From: "Don Guinn" <[EMAIL PROTECTED]> wrote:
> @:may be faster than @ today, but what happens when J supports multiple
> processors? To me using @ tells the interpreter that there is no dependence
> between cells, where @: means that there could be. Therefore, @: restricts
> the computation to one processor or at least extra processing to check for
> dependencies between cells, where @ could allow cells to be handled in
> multiple processors.

Any interpreter that can transparently schedule tasks among multiple
processors will also have to perform various kinds of global optimizations
in order to do the scheduling effectively.

J already has mechanisms in place that recognize certain verbs as having
stable shapes, or as operating on atoms.
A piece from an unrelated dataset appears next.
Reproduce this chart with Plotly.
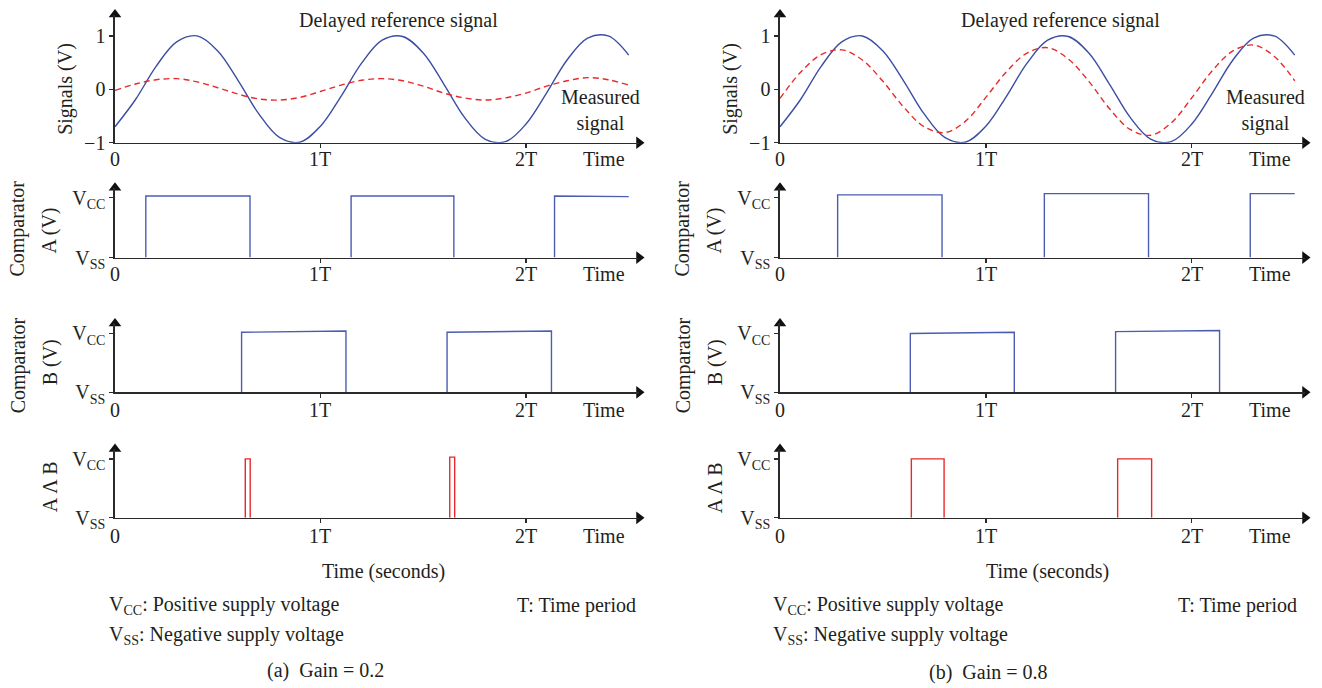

For most built-in primitives, the
interpreter could easily deduce whether the semantics of @ and @: would
yield the same results (and, if so, freely substitute one for the other).

The interpreter must already do something like this in some cases, since
atomic verbs like + are heavily optimized and are likely treated as if they
are of infinite rank for internal looping purposes.

There are also quite a few frequently-used idioms that the interpreter
recognizes and turns into special code, without requiring that users
tweak their J in order to get better performance. I would expect that
a more heavily optimizing interpreter would do more of this, and relieve
the user of the burden of trying to understand how the current implemntation
is optimized. This has been the trend in other languages - you write what
you want, and the compiler figures out how to do it without you having to
second guess it.

In cases where extreme performance is required, and certain constructions
seem to generate faster execution, then perhaps user code can be tweaked
to take advantage of this; however, such cases should be the exception
rather than the rule.

> I use @: instead of @ for the very reasons you have stated, but I get the
> feeling from the discussion that people feel that @: should always be used
> instead of @ and that it will always be that way.

J is an array language, and its general philosophy is that it's faster to
do many similar things simultaneously rather than individually. With that
in mind, constructs like @: should generally be perferred over @ whenever
the two have the same result; this allows the interpreter to subdivide
the problem at its own discretion. While it's true that sometimes the
interpreter ignores explicit rank (such as in atomic verbs),  it only
does so in special cases, so there are likely many cases where lowering
the rank of a verb will produce identical results, but with larger overhead.

(As a matter of personal style, I often use [EMAIL PROTECTED] instead of u@:v 
for brevity
whenever v is of infinite rank; I haven't done any tests to see whether this
results in any performance penalty - nor have I compared either with [: u v.